IANAL, but just visiting said sites seems unlikely to land you into legal trouble. If you ever have to pay for illicit wares or otherwise break the law in the course of your research, then you should talk to a lawyer first.
posted by Aleyn at 3:56 PM on May 1, 2014 [1 favorite]


If you actually do something illegal you run the risk of being caught. Saying "it was just a research project" may or may not get you off.

Pete Townshend eventually got cleared, for example, but oh what a hassle!
posted by alms at 4:01 PM on May 1, 2014


Response by poster: To clarify a bit, I don't plan on actually purchasing drugs.
posted by joechip at 4:04 PM on May 1, 2014


Best answer: Perhaps give Tails a try. Make a bootable USB drive from it, pull out (or at least disconnect) your normal boot drive and boot up from Tails. Tails will put you into Tor by default, which will anonymize your traffic for the most part. (Mostly it anonymizes your location).

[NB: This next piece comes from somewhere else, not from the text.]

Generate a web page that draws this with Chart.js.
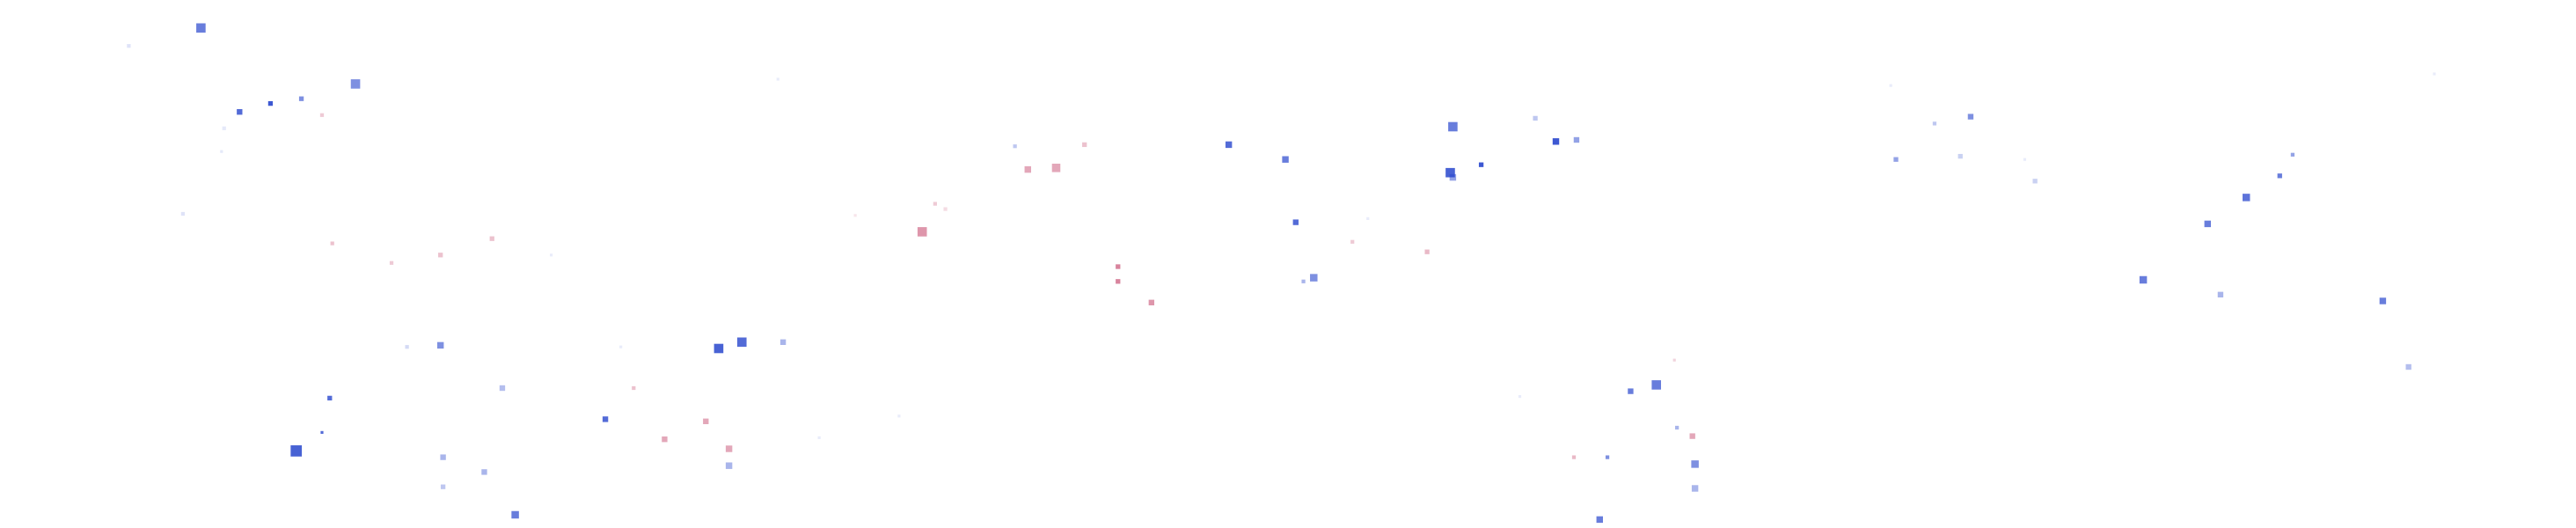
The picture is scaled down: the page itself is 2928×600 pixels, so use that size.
<!DOCTYPE html>
<html lang="en">
  <head>
    <meta charset="UTF-8" />
    <title>Scatter</title>
    <script src="https://cdn.jsdelivr.net/npm/chart.js"></script>
    <style>
      body { margin: 0; background: #fff; }
      #wrap { width: 2928px; height: 600px; }
    </style>
  </head>
  <body>
    <div id="wrap"><canvas id="chart"></canvas></div>
    <script>
      // blue series
      const blueX = [7.8, 5.0, 13.8, 9.3, 10.5, 11.7, 8.7, 8.6, 7.1, 17.1, 15.8, 12.8, 11.5, 12.5, 17.2, 18.8, 17.2, 20.0, 19.5, 23.5, 24.1, 27.9, 28.8, 30.4, 28.3, 31.8, 30.2, 39.4, 47.7, 49.9, 50.3, 51.0, 50.6, 56.4, 56.3, 56.4, 57.5, 59.6, 60.4, 61.2, 63.3, 64.3, 65.1, 65.8, 65.8, 62.4, 62.1, 75.1, 76.5, 73.6, 76.1, 79.0, 83.2, 85.7, 87.2, 88.5, 89.0, 86.2, 92.5, 93.5, 94.5, 73.4, 78.6, 53.1, 59.0, 34.9, 21.4];
      const blueY = [94.7, 91.3, 84.1, 78.8, 80.4, 81.3, 75.7, 71.3, 59.5, 34.6, 34.3, 24.6, 14.6, 18.1, 13.4, 10.6, 7.8, 2.5, 26.5, 20.6, 34.3, 34.0, 35.2, 35.2, 11.8, 17.1, 85.0, 72.3, 72.6, 69.8, 57.9, 47.4, 46.7, 76.0, 67.3, 66.4, 68.8, 77.6, 73.2, 73.5, 25.9, 27.1, 19.0, 12.1, 7.5, 13.4, 1.6, 76.6, 77.9, 69.8, 70.4, 65.7, 47.0, 57.6, 62.6, 66.7, 70.7, 44.2, 43.0, 30.5, 86.0, 83.8, 69.8, 58.6, 24.9, 21.2, 51.7];
      const blueSize = [5, 2, 5, 3, 2.5, 2.5, 2, 1.5, 2, 3.5, 2, 2.5, 6, 1.5, 3, 3, 2.5, 4, 3, 3, 1.5, 5, 5, 3, 3.5, 1.5, 1.5, 2, 3.5, 3.5, 3, 4, 2, 5, 5, 3.5, 2.5, 2.5, 3.5, 3, 3, 5, 2, 4, 3.5, 2, 3.5, 2, 3, 2.5, 2.5, 2.5, 4, 3.5, 4, 2.5, 2, 3, 3.5, 3, 1.5, 1.5, 1.5, 1.5, 1.5, 1.5, 1.5];
      const blueWeight = [0.7, 0.15, 0.6, 0.8, 0.9, 0.6, 0.12, 0.12, 0.15, 0.6, 0.2, 0.8, 0.85, 0.8, 0.4, 0.4, 0.3, 0.7, 0.35, 0.8, 0.1, 0.85, 0.8, 0.4, 0.4, 0.1, 0.1, 0.3, 0.8, 0.7, 0.8, 0.6, 0.4, 0.7, 0.85, 0.5, 0.9, 0.3, 0.9, 0.5, 0.7, 0.7, 0.4, 0.6, 0.4, 0.6, 0.7, 0.3, 0.6, 0.5, 0.25, 0.25, 0.7, 0.7, 0.75, 0.7, 0.5, 0.4, 0.7, 0.35, 0.1, 0.1, 0.1, 0.1, 0.1, 0.1, 0.1];

      // red series
      const redX = [12.5, 12.9, 15.2, 17.1, 19.1, 24.6, 25.8, 27.4, 28.3, 33.2, 35.8, 36.3, 36.7, 39.9, 41.0, 42.1, 43.4, 43.4, 44.7, 52.5, 55.4, 65.0, 65.7, 61.1];
      const redY = [78.2, 53.9, 50.2, 51.7, 54.8, 26.5, 16.8, 20.2, 15.0, 59.2, 56.1, 61.4, 60.4, 67.9, 68.2, 72.6, 49.5, 46.7, 42.7, 54.2, 52.3, 31.8, 17.4, 13.4];
      const redSize = [2, 2, 2, 2.5, 2.5, 2, 3, 3, 3.5, 1.5, 5, 2, 2, 3.5, 4.5, 2.5, 2.5, 2.5, 3, 2, 2.5, 1.5, 3, 2];
      const redWeight = [0.3, 0.35, 0.3, 0.35, 0.35, 0.35, 0.5, 0.5, 0.5, 0.15, 0.6, 0.3, 0.2, 0.5, 0.5, 0.35, 0.7, 0.7, 0.6, 0.3, 0.4, 0.25, 0.5, 0.4];

      function points(xs, ys) {
        return xs.map((x, i) => ({ x: x, y: ys[i] }));
      }
      function shades(rgb, weights) {
        return weights.map((w) => "rgba(" + rgb + "," + w + ")");
      }
      // squares read a bit smaller than the blobs, so scale up
      function radii(sizes) {
        return sizes.map((s) => s * 1.5);
      }

      const ctx = document.getElementById("chart").getContext("2d");
      new Chart(ctx, {
        type: "scatter",
        data: {
          datasets: [
            {
              label: "blue",
              data: points(blueX, blueY),
              pointStyle: "rect",
              pointRadius: radii(blueSize),
              pointBackgroundColor: shades("40,70,205", blueWeight),
              pointBorderWidth: 0,
            },
            {
              label: "red",
              data: points(redX, redY),
              pointStyle: "rect",
              pointRadius: radii(redSize),
              pointBackgroundColor: shades("200,80,115", redWeight),
              pointBorderWidth: 0,
            },
          ],
        },
        options: {
          responsive: true,
          maintainAspectRatio: false,
          animation: false,
          layout: { padding: 0, autoPadding: false },
          plugins: { legend: { display: false }, tooltip: { enabled: false } },
          scales: {
            x: { display: false, min: 0, max: 100 },
            y: { display: false, min: 0, max: 100 },
          },
        },
      });
    </script>
  </body>
</html>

Keep in mind that Tor is going to share your connection with other Tor users, just as you are sharing theirs, so you don't really want to be on your work network (you didn't say either way)-- not as much because you'd be risking internal stuff as you never know what bandwidth it could eat if you let it.
posted by Sunburnt at 4:29 PM on May 1, 2014 [6 favorites]


You have nothing to worry about. It's no more illegal to go on Silk Road (2.0) than to walk through the Tenderloin in SF :P
posted by jjmoney at 4:45 PM on May 1, 2014 [2 favorites]


I'd be worried less about legality than the possibility for some kind of malware, so it might be worth doing it in some kind of virtual machine setup.
posted by Sequence at 7:35 PM on May 1, 2014


Best answer: I have had a few conversations about this with people who deep-dive the dark web for their work. My understanding is that it's not illegal to browse the sites - it's just that you want to be very careful, and slightly paranoid about the people there too. And of course, don't try to buy anything.

Just make sure to use a Virtual Machine or other setup that doesn't expose your normal computer and/or network. I've heard good things about Tails as well, although I've never used it. A completely empty but up to date computer - not hooked up to your internal network at all, but only to the internet - would probably work too. Just nuke everything and rebuild it completely afterwards.

If you plan on doing it from your workplace, speak to an IT person first if you have one. Not only to warn them (so they don't freak out about weirdness in their logs), but to perhaps get some assistance to do it safely too.

Please post back with how it went - sounds like an interesting article!
posted by gemmy at 9:29 PM on May 1, 2014 [2 favorites]


Best answer: If you really want to minimize risk, I'd suggest running an ssh tunnel to a remote box, and doing everything from a remote box. In, say, India or some other country. This would help prevent you and the IP address of your home computer from ending up on yet another watchlist.

Get a geek-friend to walk you through setting it up.

The experience would also be useful training/background research/fodder for your writing. Sort of method acting and really making sure you've got the details right in your writing.

Note that if you're using bitcoins somehow known to be connected to your public id, if you were to use them remotely to, say, tip a drug dealer and verify that you can do transactions, then that would compromise your public identity, because the transactions are public. Unless you wash them in a tumblr or something.

I've already cleared it with my work so they don't think I'm shopping for drugs on the company dime. Thanks for any advice.


Consider printing out the email and mailing it to yourself so that you get a cheap timestamp, if some law enforcement starts pestering you.
posted by sebastienbailard at 10:23 PM on May 1, 2014


Response by poster: Just a li'l update: the piece had been commissioned for Vice, but I just found out it got killed so I'm not sure where it'll see the light of day. But I did get on the deep web via Tails on an empty computer, and it was quite fun. Thanks for the info everyone!